Power control for body area networks: accurate channel prediction by lightweight deep learning

Abstract

Recent advances in the Internet of Things (IoT) are reforming the health care industry by providing higher communication efficiency, lower costs, and higher mobility. Among the many IoT applications, wireless body area networks (BANs) are a remarkable solution caring for a rapidly growing aged population. Predictive transmit power control schemes improve BAN communications' reliability and energy efficiency through long-term optimal radio resources allocation that supports consistent pervasive healthcare services. Here, we propose LSTM-based neural network (NN) prediction methods that provide long-term accurate channel gain prediction of up to 2 s over nonstationary BAN on-body channels. An incremental learning scheme, which enables the LSTM predictor to operate online, is also developed for dynamic scenarios. Our main contribution is a lightweight NN predictor, “LiteLSTM,” that has a compact structure and higher computational efficiency than other variants.
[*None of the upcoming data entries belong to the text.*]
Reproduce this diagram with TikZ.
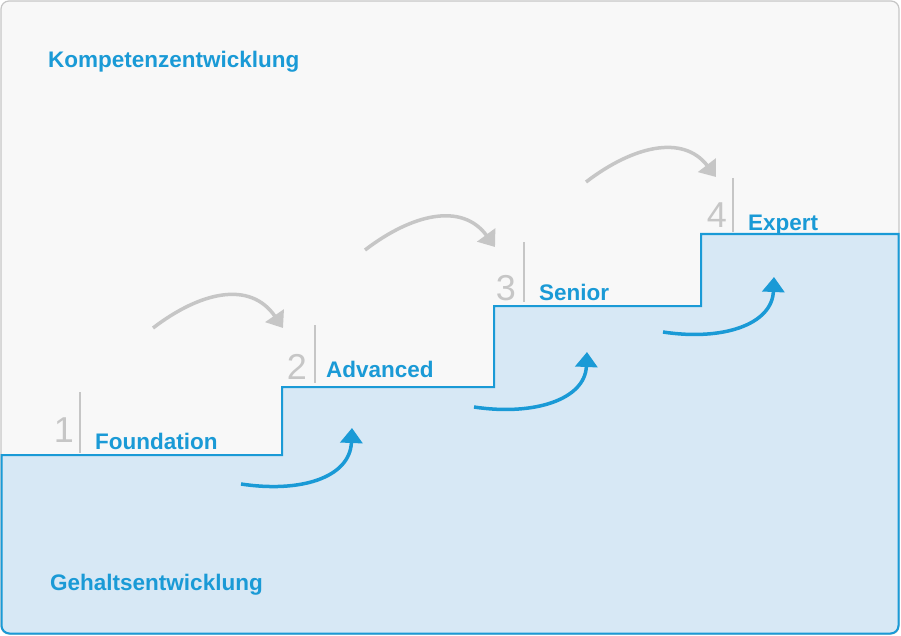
\documentclass[tikz,border=0pt]{standalone}
\usepackage{fontspec}
\setmainfont{Liberation Sans}
\usetikzlibrary{arrows.meta}
\definecolor{bl}{HTML}{1A9AD6}
\definecolor{lb}{HTML}{D7E8F5}
\definecolor{gr}{HTML}{C6C6C6}
\definecolor{bg}{HTML}{F8F8F8}
\begin{document}
\begin{tikzpicture}[x=1pt,y=-1pt,
  lab/.style={anchor=base west,inner sep=0,text=bl,font=\fontsize{22.5}{26}\selectfont\bfseries},
  num/.style={anchor=base east,inner sep=0,text=gr,font=\fontsize{36}{40}\selectfont},
  bar/.style={gr,line width=1.5},
  garr/.style={gr,line width=3.5,-{Triangle[length=15,width=22]}},
  barr/.style={bl,line width=3.5,-{Triangle[length=15,width=22]}}]
\useasboundingbox (0,0) rectangle (901,636);
\draw[gr,fill=bg,line width=1.2,rounded corners=8] (1,1) rectangle (899,634);
\draw[bl,fill=lb,line width=2] (1.5,455) -- (282,455) -- (282,387) -- (494,387) -- (494,306) -- (701,306) -- (701,234) -- (898.5,234)
  [rounded corners=8] -- (898.5,633.5) -- (1.5,633.5) [sharp corners] -- cycle;
\node[lab] (t1) at (48,68) {Kompetenzentwicklung};
\node[lab] (t2) at (50,590) {Gehaltsentwicklung};
\node[num] (n1) at (74,442) {1};
\draw[bar] (80,392) -- (80,453);
\node[lab] (l1) at (95,449) {Foundation};
\node[num] (n2) at (307,379) {2};
\draw[bar] (315,325) -- (315,383);
\node[lab] (l2) at (326,377) {Advanced};
\node[num] (n3) at (516,300) {3};
\draw[bar] (524,242) -- (524,302);
\node[lab] (l3) at (539,300) {Senior};
\node[num] (n4) at (727,227) {4};
\draw[bar] (733,178) -- (733,232);
\node[lab] (l4) at (748,230) {Expert};
\coordinate (g1a) at (153,328); \coordinate (g1b) at (283,328);
\coordinate (g2a) at (365,250); \coordinate (g2b) at (495,247);
\coordinate (g3a) at (586,182); \coordinate (g3b) at (716,177);
\draw[garr] (g1a) .. controls (200,292) and (250,280) .. (g1b);
\draw[garr] (g2a) .. controls (412,214) and (462,202) .. (g2b);
\draw[garr] (g3a) .. controls (633,146) and (683,134) .. (g3b);
\coordinate (b1a) at (241,484); \coordinate (b1b) at (352,428);
\coordinate (b2a) at (474,407); \coordinate (b2b) at (587,352);
\coordinate (b3a) at (663,332); \coordinate (b3b) at (774,277);
\draw[barr] (b1a) .. controls (300,493) and (350,478) .. (b1b);
\draw[barr] (b2a) .. controls (533,416) and (585,400) .. (b2b);
\draw[barr] (b3a) .. controls (722,341) and (772,325) .. (b3b);
\end{tikzpicture}
\end{document}
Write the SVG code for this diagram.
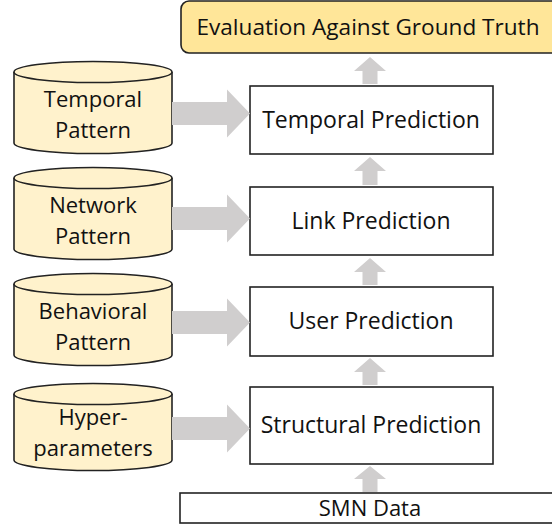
<svg xmlns="http://www.w3.org/2000/svg" width="552" height="527" viewBox="0 0 552 527">
<style>
text{font-family:"Open Sans","Liberation Sans",sans-serif;font-size:22px;fill:#111;text-anchor:middle}
.big{font-size:23px}
.ev{font-size:22.6px}
.box{fill:#fff;stroke:#222;stroke-width:1.6}
.eval{fill:#FFE699;stroke:#222;stroke-width:1.6}
.cyl{fill:#FFF2CC;stroke:#222;stroke-width:1.6}
.arr{fill:#D0CECE;stroke:none}
</style>
<defs>
<g id="cylShape">
<path class="cyl" d="M14,0 L14,71 A79,10.5 0 0 0 172,71 L172,0"/>
<ellipse class="cyl" cx="93" cy="0" rx="79" ry="10.5"/>
</g>
<path id="harr" class="arr" d="M172,-11.5 L227,-11.5 L227,-24 L250,0 L227,24 L227,11.5 L172,11.5 Z"/>
</defs>
<g id="eval">
<rect class="eval" x="181" y="1" width="380" height="52" rx="8"/>
<text class="ev" x="368" y="35">Evaluation Against Ground Truth</text>
</g>
<g id="cyl-temporal">
<use href="#cylShape" y="72"/>
<text x="93" y="107">Temporal</text>
<text x="93" y="138">Pattern</text>
</g>
<g id="cyl-network">
<use href="#cylShape" y="178"/>
<text x="93" y="213">Network</text>
<text x="93" y="244">Pattern</text>
</g>
<g id="cyl-behavioral">
<use href="#cylShape" y="284"/>
<text x="93" y="319">Behavioral</text>
<text x="93" y="350">Pattern</text>
</g>
<g id="cyl-hyper">
<path class="cyl" d="M14,394 L14,460 A79,10.5 0 0 0 172,460 L172,394"/>
<ellipse class="cyl" cx="93" cy="394" rx="79" ry="10.5"/>
<text x="93" y="425">Hyper-</text>
<text x="93" y="456">parameters</text>
</g>
<g id="temporal-pred">
<rect class="box" x="250" y="86" width="243" height="68"/>
<text class="big" x="371" y="128">Temporal Prediction</text>
</g>
<g id="link-pred">
<rect class="box" x="250" y="187" width="243" height="68"/>
<text class="big" x="371" y="229">Link Prediction</text>
</g>
<g id="user-pred">
<rect class="box" x="250" y="287" width="243" height="69"/>
<text class="big" x="371" y="329">User Prediction</text>
</g>
<g id="struct-pred">
<rect class="box" x="250" y="387" width="243" height="77"/>
<text class="big" x="371" y="433">Structural Prediction</text>
</g>
<g id="smn">
<rect class="box" x="180" y="493" width="380" height="30"/>
<text x="370" y="516">SMN Data</text>
</g>
<g id="connectors">
<use href="#harr" y="113.5"/>
<use href="#harr" y="218.5"/>
<use href="#harr" y="322.5"/>
<use href="#harr" y="428.5"/>
<path class="arr" d="M370,57 L386,71 L377.5,71 L377.5,84 L362.5,84 L362.5,71 L354,71 Z"/>
<path class="arr" d="M370,157 L386,171 L377.5,171 L377.5,185 L362.5,185 L362.5,171 L354,171 Z"/>
<path class="arr" d="M370,258 L386,272 L377.5,272 L377.5,285 L362.5,285 L362.5,272 L354,272 Z"/>
<path class="arr" d="M370,358 L386,372 L377.5,372 L377.5,385 L362.5,385 L362.5,372 L354,372 Z"/>
<path class="arr" d="M370,466 L386,479 L377.5,479 L377.5,492 L362.5,492 L362.5,479 L354,479 Z"/>
</g>
</svg>
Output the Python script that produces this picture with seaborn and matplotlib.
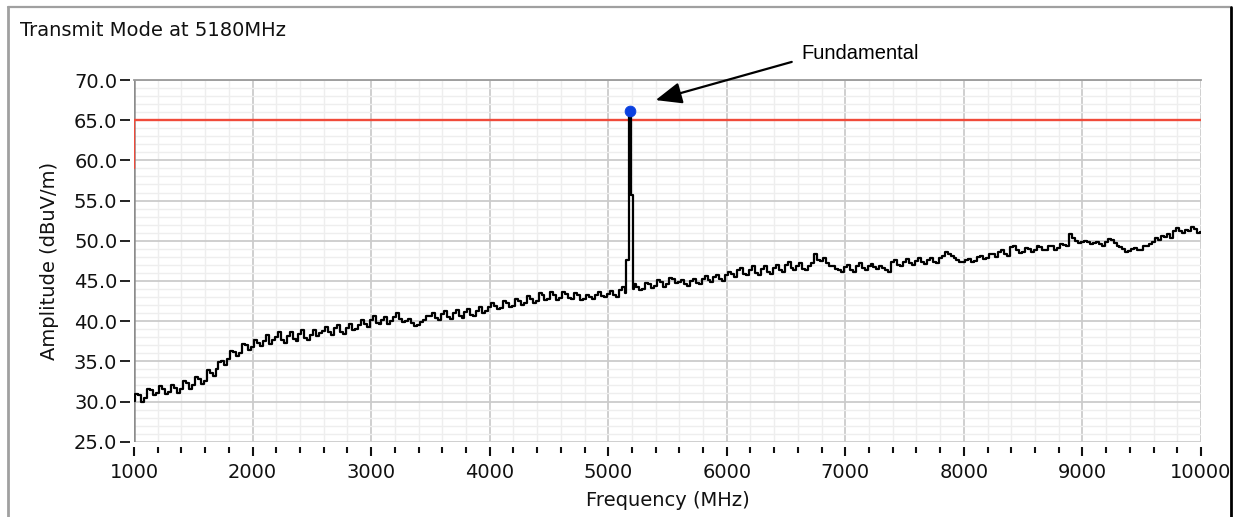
import numpy as np
import pandas as pd
import matplotlib
matplotlib.use('Agg')
import matplotlib.pyplot as plt
from matplotlib.lines import Line2D
from matplotlib.ticker import MultipleLocator, FormatStrFormatter
import seaborn as sns

# ── DATA (25 MHz steps) ──
freq = np.arange(1000, 10001, 25)
amp = [
    # 1000 - 1975
    30.1, 30.9, 30.8, 30.0, 30.4, 31.6, 31.4, 30.8, 31.0, 31.9, 31.6, 30.9, 31.2, 32.0, 31.7, 31.1, 31.5, 32.6, 32.3, 31.6,
    32.0, 33.1, 32.8, 32.2, 32.6, 33.9, 33.6, 33.2, 34.1, 34.9, 35.0, 34.5, 35.3, 36.3, 36.2, 35.6, 36.0, 37.2, 37.0, 36.4,
    # 2000 - 2975
    36.8, 37.6, 37.3, 36.9, 37.5, 38.3, 37.1, 37.6, 38.0, 38.6, 37.6, 37.3, 38.2, 38.7, 37.8, 37.5, 38.4, 38.9, 37.9, 37.6,
    38.3, 38.9, 38.1, 38.5, 38.8, 39.3, 38.6, 38.3, 39.1, 39.5, 38.7, 38.4, 39.2, 39.7, 38.9, 39.0, 39.5, 40.1, 39.6, 39.3,
    # 3000 - 3975
    40.2, 40.6, 39.8, 39.6, 40.1, 40.5, 39.7, 40.0, 40.5, 41.0, 40.3, 39.9, 40.0, 40.3, 39.8, 39.4, 39.5, 39.9, 40.2, 40.6,
    40.7, 41.0, 40.4, 40.1, 40.9, 41.2, 40.5, 40.3, 41.0, 41.4, 40.6, 40.4, 41.1, 41.5, 40.8, 40.6, 41.3, 41.7, 41.0, 41.2,
    # 4000 - 4975
    41.7, 42.2, 41.9, 41.5, 41.6, 42.5, 42.2, 41.7, 41.9, 42.8, 42.5, 42.0, 42.3, 43.1, 42.8, 42.3, 42.5, 43.5, 43.2, 42.6,
    42.8, 43.6, 43.3, 42.6, 42.9, 43.6, 43.4, 42.9, 42.7, 43.5, 43.2, 42.6, 42.8, 43.3, 43.0, 42.8, 43.3, 43.6, 43.1, 43.0,
    # 5000 - 5975
    43.4, 43.7, 43.2, 43.0, 43.9, 44.3, 43.5, 47.6, 55.7, 44.6, 44.3, 43.9, 44.0, 44.8, 44.6, 44.1, 44.4, 45.1, 44.9, 44.3,
    44.6, 45.4, 45.3, 44.7, 44.9, 45.1, 44.6, 44.4, 45.0, 45.3, 44.8, 44.6, 45.3, 45.6, 45.1, 44.9, 45.5, 45.8, 45.2, 45.0,
    # 6000 - 6975
    45.7, 46.1, 45.9, 45.5, 46.3, 46.6, 45.9, 45.7, 46.4, 46.8, 46.0, 45.8, 46.5, 46.9, 46.1, 45.9, 46.6, 47.0, 46.3, 46.1,
    47.0, 47.3, 46.6, 46.4, 46.9, 47.2, 46.5, 46.3, 46.9, 47.2, 48.3, 47.6, 47.5, 47.8, 47.2, 46.9, 46.8, 46.5, 46.3, 46.1,
    # 7000 - 7975
    46.7, 47.0, 46.4, 46.1, 46.9, 47.2, 46.6, 46.3, 46.9, 47.1, 46.7, 46.5, 46.9, 46.6, 46.3, 46.1, 47.3, 47.6, 47.0, 46.8,
    47.4, 47.7, 47.2, 47.0, 47.5, 47.8, 47.3, 47.1, 47.6, 47.9, 47.4, 47.2, 47.8, 48.1, 48.6, 48.3, 48.1, 47.8, 47.6, 47.3,
    # 8000 - 8975
    47.3, 47.6, 47.7, 47.4, 47.5, 48.0, 48.1, 47.7, 47.8, 48.3, 48.4, 48.0, 48.6, 48.9, 48.3, 48.1, 49.2, 49.4, 48.8, 48.5,
    48.6, 49.1, 49.0, 48.6, 48.8, 49.3, 49.2, 48.8, 48.9, 49.4, 49.3, 48.9, 49.1, 49.6, 49.5, 49.3, 50.9, 50.3, 50.0, 49.7,
    # 9000 - 9975
    49.8, 50.0, 49.9, 49.6, 49.7, 49.9, 49.6, 49.4, 49.8, 50.2, 50.1, 49.7, 49.4, 49.2, 49.0, 48.6, 48.7, 49.0, 49.1, 48.8,
    48.9, 49.3, 49.4, 49.6, 49.8, 50.3, 50.1, 50.6, 50.5, 50.9, 50.3, 51.2, 51.6, 51.2, 51.0, 51.4, 51.2, 51.7, 51.5, 51.0,
    # 10000
    51.1,
]
assert len(amp) == len(freq)

# fundamental carrier spike (edges of the carrier)
spike_freq = [5155, 5178, 5192, 5195, 5212, 5214]
spike_amp = [47.6, 66.2, 66.2, 55.7, 55.7, 44.0]

# limit line
limit_freq = [1000, 1000, 10000]
limit_amp = [59.1, 65.0, 65.0]

peak_freq = [5185]
peak_amp = [66.2]

trace = pd.concat([
    pd.DataFrame({'freq': freq, 'amp': amp}),
    pd.DataFrame({'freq': spike_freq, 'amp': spike_amp}),
]).sort_values('freq').reset_index(drop=True)
limit = pd.DataFrame({'freq': limit_freq, 'amp': limit_amp})

# ── PLOT ──
sns.set_style('white')
plt.rcParams['font.family'] = ['DejaVu Sans']
txt = '#111111'

fig = plt.figure(figsize=(12.38, 5.17), dpi=100)
W, H = 1238, 517
ax = fig.add_axes([134 / W, 1 - 441.7 / H, (1201 - 134) / W, (441.7 - 80) / H])

ax.set_xlim(1000, 10000)
ax.set_ylim(25, 70)

ax.xaxis.set_major_locator(MultipleLocator(1000))
ax.xaxis.set_minor_locator(MultipleLocator(200))
ax.yaxis.set_major_locator(MultipleLocator(5))
ax.yaxis.set_minor_locator(MultipleLocator(1))
ax.yaxis.set_major_formatter(FormatStrFormatter('%.1f'))

ax.grid(which='major', color='#cbcbcb', linewidth=1.3, zorder=0)
ax.grid(which='minor', color='#eeeeee', linewidth=1.0, zorder=0)
ax.set_axisbelow(True)

sns.lineplot(data=limit, x='freq', y='amp', ax=ax, estimator=None, sort=False,
             color='#f04a3a', linewidth=1.7, zorder=3)
sns.lineplot(data=trace, x='freq', y='amp', ax=ax, estimator=None, sort=False,
             color='black', linewidth=1.6, drawstyle='steps-mid', zorder=4)
sns.scatterplot(x=peak_freq, y=peak_amp, ax=ax, color='#0a40e0', s=60,
                edgecolor='#0a40e0', zorder=5, clip_on=False)

# spines
for s in ['right', 'bottom']:
    ax.spines[s].set_visible(False)
ax.spines['top'].set_color('#9a9a9a')
ax.spines['top'].set_linewidth(1.3)
ax.spines['left'].set_position(('outward', 3))
ax.spines['left'].set_visible(False)
ax.spines['bottom'].set_position(('outward', 4))
ax.axvline(1000, color='#8c8c8c', linewidth=1.8, zorder=2)

ax.tick_params(axis='y', which='major', direction='out', length=7, width=1.3,
               color=txt, labelsize=14, pad=2, left=True, labelcolor=txt)
ax.tick_params(axis='y', which='minor', left=False)
ax.tick_params(axis='x', which='major', direction='out', length=6.5, width=1.5,
               color=txt, labelsize=14, pad=5, bottom=True, labelcolor=txt)
ax.tick_params(axis='x', which='minor', direction='out', length=4.3, width=1.5,
               color=txt, bottom=True)

ax.set_xlabel('Frequency (MHz)', fontsize=14, color=txt)
ax.set_ylabel('Amplitude (dBuV/m)', fontsize=14, color=txt)
ax.xaxis.set_label_coords(0.5, -0.135)
ax.yaxis.set_label_coords(-0.070, 0.5)

fig.text(20 / W, 1 - 30 / H, 'Transmit Mode at 5180MHz', fontsize=14,
         color=txt, ha='left', va='center')

# annotation
ax.annotate('', xy=(5400, 67.5), xytext=(6548, 72.25), annotation_clip=False,
            arrowprops=dict(arrowstyle='-|>,head_length=0.8,head_width=0.33',
                            mutation_scale=20, color='black', lw=1.6,
                            shrinkA=0, shrinkB=0))
ax.text(6632, 73.25, 'Fundamental', fontsize=14.5, family='Liberation Sans',
        ha='left', va='center', color='black', clip_on=False)

# window frame
fig.add_artist(Line2D([8 / W, 1230 / W], [1 - 7 / H, 1 - 7 / H], color='#a0a0a0', lw=1.6))
fig.add_artist(Line2D([8 / W, 8 / W], [0, 1 - 7 / H], color='#a0a0a0', lw=2.0))
fig.add_artist(Line2D([1230.5 / W, 1230.5 / W], [0, 1 - 7 / H], color='black', lw=2.0))

fig.savefig('out.png', dpi=100)
plt.close(fig)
We show that LiteLSTM remains functional under an incremental learning scheme, with only marginal performance degradation when implemented on hand-held devices. For optimal power allocation, we develop an interquartile range (IQR)-based power control for our channel prediction. When extensively tested using empirical channel measurements at different sampling rates, our proposed methods outperform the existing state-of-the-art methods in terms of prediction accuracy, power consumption, level crossing rate (LCR), and outage probability and duration.